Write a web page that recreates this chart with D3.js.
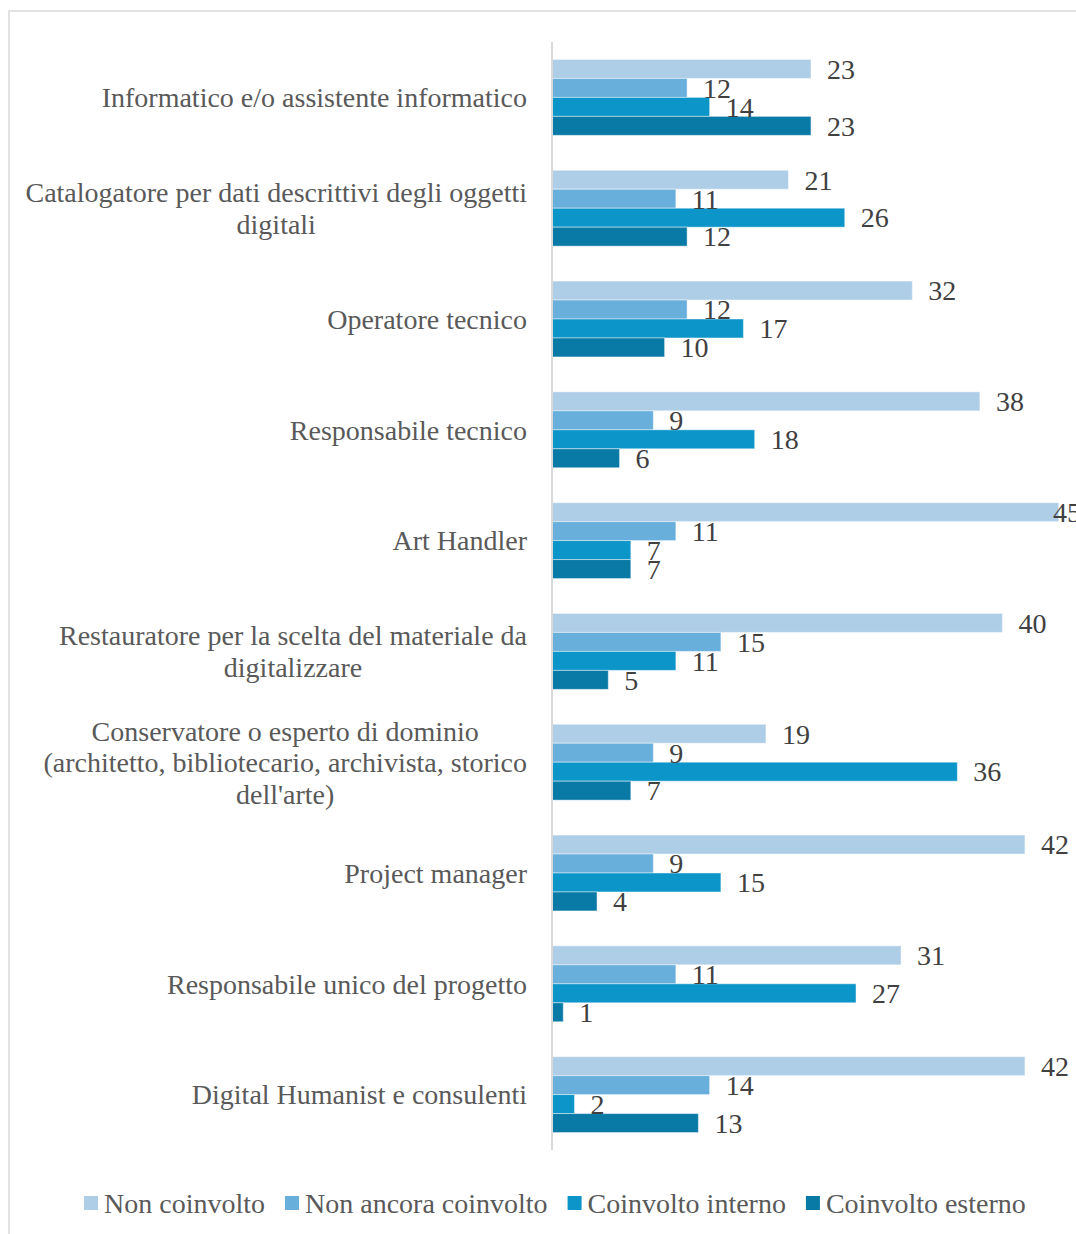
<!DOCTYPE html>
<html>
<head>
<meta charset="utf-8">
<script src="https://cdn.jsdelivr.net/npm/d3@7/dist/d3.min.js"></script>
<style>
  html, body { margin: 0; padding: 0; background: #fff; }
  svg { display: block; }
  text { font-family: "Liberation Serif", "Times New Roman", serif; }
</style>
</head>
<body>
<svg id="chart" width="1076" height="1234"></svg>
<script>
// Roles (top to bottom)
const categories = [
  "Informatico e/o assistente informatico",
  "Catalogatore per dati descrittivi degli oggetti digitali",
  "Operatore tecnico",
  "Responsabile tecnico",
  "Art Handler",
  "Restauratore per la scelta del materiale da digitalizzare",
  "Conservatore o esperto di dominio (architetto, bibliotecario, archivista, storico dell'arte)",
  "Project manager",
  "Responsabile unico del progetto",
  "Digital Humanist e consulenti"
];

const seriesNames = ["Non coinvolto", "Non ancora coinvolto", "Coinvolto interno", "Coinvolto esterno"];

const nonCoinvolto       = [23, 21, 32, 38, 45, 40, 19, 42, 31, 42];
const nonAncoraCoinvolto = [12, 11, 12,  9, 11, 15,  9,  9, 11, 14];
const coinvoltoInterno   = [14, 26, 17, 18,  7, 11, 36, 15, 27,  2];
const coinvoltoEsterno   = [23, 12, 10,  6,  7,  5,  7,  4,  1, 13];

const seriesValues = [nonCoinvolto, nonAncoraCoinvolto, coinvoltoInterno, coinvoltoEsterno];
const colors = ["#AECEE8", "#68AFDC", "#0C95C8", "#0979A6"];

const svg = d3.select("#chart");
const W = 1076, H = 1234;

// chart frame
svg.append("rect")
  .attr("x", 9).attr("y", 11)
  .attr("width", W + 20).attr("height", H + 20)
  .attr("fill", "none").attr("stroke", "#d9d9d9").attr("stroke-width", 1.5);

const x = d3.scaleLinear().domain([0, 50]).range([552, 552 + 563]);
const y = d3.scaleBand().domain(categories).range([42, 1150])
  .paddingInner(0.315).paddingOuter(0.1575);
const ySub = d3.scaleBand().domain(seriesNames).range([0, y.bandwidth()]);

const fs = 28;

const rows = categories.map((c, i) => ({
  category: c,
  values: seriesNames.map((s, k) => ({ series: s, k, value: seriesValues[k][i] }))
}));

const groups = svg.append("g").selectAll("g.row")
  .data(rows).join("g")
  .attr("class", "row")
  .attr("transform", d => `translate(0,${y(d.category)})`);

groups.selectAll("rect")
  .data(d => d.values).join("rect")
  .attr("x", x(0))
  .attr("y", d => ySub(d.series))
  .attr("width", d => x(d.value) - x(0))
  .attr("height", ySub.bandwidth())
  .attr("fill", d => colors[d.k])
  .attr("stroke", "#ffffff").attr("stroke-opacity", 0.45).attr("stroke-width", 1);

groups.selectAll("text.val")
  .data(d => d.values).join("text")
  .attr("class", "val")
  .attr("x", d => Math.min(x(d.value) + 16, 1053))
  .attr("y", d => ySub(d.series) + ySub.bandwidth() / 2)
  .attr("dy", "0.35em")
  .attr("font-size", fs)
  .attr("fill", "#404040")
  .text(d => d.value);

// vertical category axis line
svg.append("line")
  .attr("x1", x(0)).attr("x2", x(0))
  .attr("y1", 42).attr("y2", 1150)
  .attr("stroke", "#d9d9d9").attr("stroke-width", 2);

// category labels, wrapped and centred as a block right-aligned to the axis
const labelRight = 527, maxW = 505, lineH = 31.5;
const measure = svg.append("text").attr("font-size", fs).attr("visibility", "hidden");
function widthOf(s) { measure.text(s); return measure.node().getComputedTextLength(); }

categories.forEach(c => {
  const words = c.split(" ");
  const lines = [];
  let cur = "";
  words.forEach(w => {
    const t = cur ? cur + " " + w : w;
    if (cur && widthOf(t) > maxW) { lines.push(cur); cur = w; } else cur = t;
  });
  if (cur) lines.push(cur);
  const blockW = d3.max(lines, widthOf);
  const cx = labelRight - blockW / 2;
  const cy = y(c) + y.bandwidth() / 2;
  const t = svg.append("text")
    .attr("font-size", fs).attr("fill", "#595959")
    .attr("text-anchor", "middle");
  lines.forEach((ln, i) => {
    t.append("tspan")
      .attr("x", cx)
      .attr("y", cy + (i - (lines.length - 1) / 2) * lineH)
      .attr("dy", "0.35em")
      .text(ln);
  });
});
measure.remove();

// legend
const legend = svg.append("g");
let lx = 84;
seriesNames.forEach((s, k) => {
  legend.append("rect")
    .attr("x", lx).attr("y", 1196).attr("width", 14).attr("height", 14)
    .attr("fill", colors[k]);
  const t = legend.append("text")
    .attr("x", lx + 20).attr("y", 1203).attr("dy", "0.35em")
    .attr("font-size", fs).attr("fill", "#595959")
    .text(s);
  lx += 20 + t.node().getComputedTextLength() + 20;
});
</script>
</body>
</html>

====

* [INSTRUCTIONS FOR THE TASK] Locate all lines holding the word "chart", then copy them out.

* [ANSWER]
Write a web page that recreates this chart with D3.js.
<svg id="chart" width="1076" height="1234"></svg>
const svg = d3.select("#chart");
// chart frame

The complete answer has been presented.